PROMPT: Retype exactly the lines from the first one through the line with "import * as echarts from 'echarts';", including both ends; skip any pictures.

RECORDS TO PROCESS:
%%
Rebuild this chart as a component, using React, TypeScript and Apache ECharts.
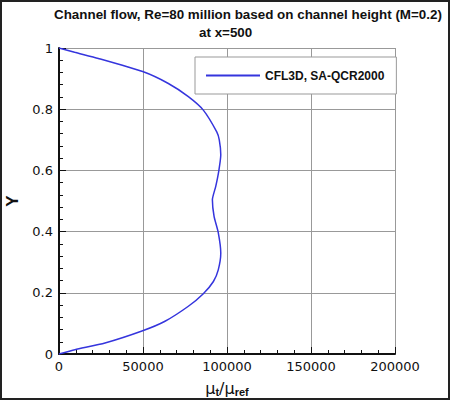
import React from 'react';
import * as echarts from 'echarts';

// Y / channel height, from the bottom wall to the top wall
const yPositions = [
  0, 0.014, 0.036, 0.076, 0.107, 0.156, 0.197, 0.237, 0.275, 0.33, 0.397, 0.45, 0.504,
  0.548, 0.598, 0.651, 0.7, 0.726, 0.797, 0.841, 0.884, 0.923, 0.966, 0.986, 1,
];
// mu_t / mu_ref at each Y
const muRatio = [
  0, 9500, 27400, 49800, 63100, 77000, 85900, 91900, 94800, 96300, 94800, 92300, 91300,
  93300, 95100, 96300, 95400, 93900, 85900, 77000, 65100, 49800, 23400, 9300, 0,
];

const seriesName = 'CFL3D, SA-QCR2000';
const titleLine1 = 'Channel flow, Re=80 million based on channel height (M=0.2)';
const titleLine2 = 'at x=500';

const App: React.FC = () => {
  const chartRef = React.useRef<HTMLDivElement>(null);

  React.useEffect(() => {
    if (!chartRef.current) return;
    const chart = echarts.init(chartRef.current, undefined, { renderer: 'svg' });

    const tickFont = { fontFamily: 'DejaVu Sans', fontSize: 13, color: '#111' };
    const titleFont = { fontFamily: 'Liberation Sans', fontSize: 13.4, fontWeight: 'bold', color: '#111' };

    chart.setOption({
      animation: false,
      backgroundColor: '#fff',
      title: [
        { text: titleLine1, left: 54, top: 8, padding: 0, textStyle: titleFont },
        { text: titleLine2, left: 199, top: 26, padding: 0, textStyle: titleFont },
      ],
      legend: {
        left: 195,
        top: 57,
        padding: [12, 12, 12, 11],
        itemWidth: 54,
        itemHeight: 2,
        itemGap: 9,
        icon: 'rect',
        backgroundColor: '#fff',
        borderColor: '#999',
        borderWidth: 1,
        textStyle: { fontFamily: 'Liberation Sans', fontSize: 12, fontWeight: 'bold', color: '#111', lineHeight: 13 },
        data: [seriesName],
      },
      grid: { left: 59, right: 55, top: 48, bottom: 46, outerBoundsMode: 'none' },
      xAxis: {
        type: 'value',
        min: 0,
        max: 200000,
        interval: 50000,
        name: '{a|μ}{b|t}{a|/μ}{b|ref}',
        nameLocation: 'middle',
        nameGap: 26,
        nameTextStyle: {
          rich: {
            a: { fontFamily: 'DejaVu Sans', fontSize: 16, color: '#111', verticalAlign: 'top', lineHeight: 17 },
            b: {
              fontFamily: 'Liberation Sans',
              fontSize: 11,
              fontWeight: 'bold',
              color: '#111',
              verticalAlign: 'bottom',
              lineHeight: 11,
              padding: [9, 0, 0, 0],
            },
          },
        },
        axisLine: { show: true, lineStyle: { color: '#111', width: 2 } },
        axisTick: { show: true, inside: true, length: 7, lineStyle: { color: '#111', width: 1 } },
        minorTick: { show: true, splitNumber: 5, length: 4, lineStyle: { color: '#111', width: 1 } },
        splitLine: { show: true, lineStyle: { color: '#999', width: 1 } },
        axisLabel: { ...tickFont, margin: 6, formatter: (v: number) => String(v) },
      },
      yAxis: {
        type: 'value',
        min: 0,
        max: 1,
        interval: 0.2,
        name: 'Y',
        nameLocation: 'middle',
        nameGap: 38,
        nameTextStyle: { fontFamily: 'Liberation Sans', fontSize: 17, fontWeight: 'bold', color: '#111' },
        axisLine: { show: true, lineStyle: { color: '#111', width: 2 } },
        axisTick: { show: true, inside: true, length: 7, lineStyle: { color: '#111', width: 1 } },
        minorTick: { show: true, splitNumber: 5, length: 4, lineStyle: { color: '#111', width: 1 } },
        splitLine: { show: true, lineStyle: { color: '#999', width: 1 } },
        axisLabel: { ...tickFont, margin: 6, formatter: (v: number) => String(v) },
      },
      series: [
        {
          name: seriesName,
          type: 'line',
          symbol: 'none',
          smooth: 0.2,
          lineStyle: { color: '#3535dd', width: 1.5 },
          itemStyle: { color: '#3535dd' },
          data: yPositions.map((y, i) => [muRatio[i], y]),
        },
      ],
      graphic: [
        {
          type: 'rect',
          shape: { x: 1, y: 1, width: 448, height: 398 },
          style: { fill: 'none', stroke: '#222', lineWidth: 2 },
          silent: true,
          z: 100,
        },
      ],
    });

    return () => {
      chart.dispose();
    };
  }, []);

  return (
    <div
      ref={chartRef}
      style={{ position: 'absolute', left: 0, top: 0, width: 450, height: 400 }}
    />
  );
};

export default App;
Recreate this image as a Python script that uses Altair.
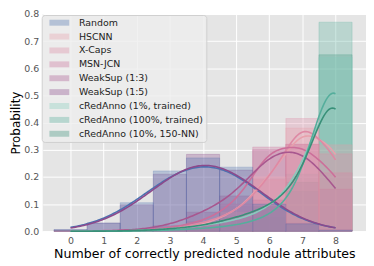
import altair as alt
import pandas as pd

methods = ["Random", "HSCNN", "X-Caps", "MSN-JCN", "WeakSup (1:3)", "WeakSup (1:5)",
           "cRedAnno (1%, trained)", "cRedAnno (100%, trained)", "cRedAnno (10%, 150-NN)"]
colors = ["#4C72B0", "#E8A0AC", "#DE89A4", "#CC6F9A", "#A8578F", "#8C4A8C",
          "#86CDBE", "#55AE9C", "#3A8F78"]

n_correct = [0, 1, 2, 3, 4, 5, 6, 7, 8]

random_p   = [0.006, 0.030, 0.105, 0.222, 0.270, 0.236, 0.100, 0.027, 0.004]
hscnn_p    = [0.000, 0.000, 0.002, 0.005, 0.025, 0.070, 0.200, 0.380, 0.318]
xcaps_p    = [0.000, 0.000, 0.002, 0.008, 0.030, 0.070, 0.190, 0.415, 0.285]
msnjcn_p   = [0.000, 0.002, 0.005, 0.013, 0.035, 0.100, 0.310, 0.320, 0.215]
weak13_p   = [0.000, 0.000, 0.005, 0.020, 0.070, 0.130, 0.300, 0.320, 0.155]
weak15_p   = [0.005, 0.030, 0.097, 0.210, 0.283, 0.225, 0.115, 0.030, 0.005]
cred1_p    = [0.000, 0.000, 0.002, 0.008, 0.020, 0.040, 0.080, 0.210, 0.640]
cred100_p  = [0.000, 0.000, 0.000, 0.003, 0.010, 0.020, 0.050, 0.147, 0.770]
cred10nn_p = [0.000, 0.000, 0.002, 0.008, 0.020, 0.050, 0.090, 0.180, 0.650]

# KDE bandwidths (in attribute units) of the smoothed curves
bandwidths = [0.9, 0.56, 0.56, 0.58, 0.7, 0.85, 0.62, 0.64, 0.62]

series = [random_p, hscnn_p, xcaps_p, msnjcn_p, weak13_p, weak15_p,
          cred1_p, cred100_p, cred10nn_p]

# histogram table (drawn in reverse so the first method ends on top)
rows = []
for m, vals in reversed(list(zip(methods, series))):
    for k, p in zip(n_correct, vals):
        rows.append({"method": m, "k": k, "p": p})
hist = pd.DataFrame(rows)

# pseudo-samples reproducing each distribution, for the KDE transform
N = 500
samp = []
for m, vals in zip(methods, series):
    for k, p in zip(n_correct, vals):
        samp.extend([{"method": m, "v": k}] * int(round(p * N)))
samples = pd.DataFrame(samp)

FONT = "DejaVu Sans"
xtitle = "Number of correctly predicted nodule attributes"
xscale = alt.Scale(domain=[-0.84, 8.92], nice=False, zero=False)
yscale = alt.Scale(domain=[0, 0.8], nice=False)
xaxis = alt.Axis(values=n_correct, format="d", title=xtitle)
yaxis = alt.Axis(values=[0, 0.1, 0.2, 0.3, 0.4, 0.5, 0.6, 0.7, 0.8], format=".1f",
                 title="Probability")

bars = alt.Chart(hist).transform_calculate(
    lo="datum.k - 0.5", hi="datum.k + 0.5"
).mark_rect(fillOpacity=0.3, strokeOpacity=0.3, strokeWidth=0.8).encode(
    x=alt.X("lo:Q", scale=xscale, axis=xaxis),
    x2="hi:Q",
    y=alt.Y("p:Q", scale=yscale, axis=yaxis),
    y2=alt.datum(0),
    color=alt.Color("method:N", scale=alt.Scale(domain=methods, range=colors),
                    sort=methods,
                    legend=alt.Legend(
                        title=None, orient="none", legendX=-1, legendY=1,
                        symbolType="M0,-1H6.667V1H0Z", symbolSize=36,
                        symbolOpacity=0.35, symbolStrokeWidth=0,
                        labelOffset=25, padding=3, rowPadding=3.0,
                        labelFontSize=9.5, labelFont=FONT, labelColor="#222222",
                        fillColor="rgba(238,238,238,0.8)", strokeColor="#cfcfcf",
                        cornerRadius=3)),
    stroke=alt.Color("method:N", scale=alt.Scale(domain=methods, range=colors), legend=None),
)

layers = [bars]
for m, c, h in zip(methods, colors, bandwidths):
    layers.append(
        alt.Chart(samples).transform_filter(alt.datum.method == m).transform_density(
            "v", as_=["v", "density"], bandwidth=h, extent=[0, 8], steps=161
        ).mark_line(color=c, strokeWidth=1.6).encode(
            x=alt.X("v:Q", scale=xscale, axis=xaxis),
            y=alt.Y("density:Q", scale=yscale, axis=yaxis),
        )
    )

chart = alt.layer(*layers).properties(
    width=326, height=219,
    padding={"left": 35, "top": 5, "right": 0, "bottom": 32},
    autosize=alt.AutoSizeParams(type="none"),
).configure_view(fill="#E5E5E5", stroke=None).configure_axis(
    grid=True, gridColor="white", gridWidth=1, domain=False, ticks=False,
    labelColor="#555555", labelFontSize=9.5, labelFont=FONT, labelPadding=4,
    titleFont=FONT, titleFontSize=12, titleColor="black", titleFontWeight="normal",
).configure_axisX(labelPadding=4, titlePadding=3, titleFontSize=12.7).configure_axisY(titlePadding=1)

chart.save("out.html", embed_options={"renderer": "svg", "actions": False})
%%
CORRECT OUTPUT:
Rebuild this chart as a component, using React, TypeScript and Apache ECharts.
import React from 'react';
import * as echarts from 'echarts';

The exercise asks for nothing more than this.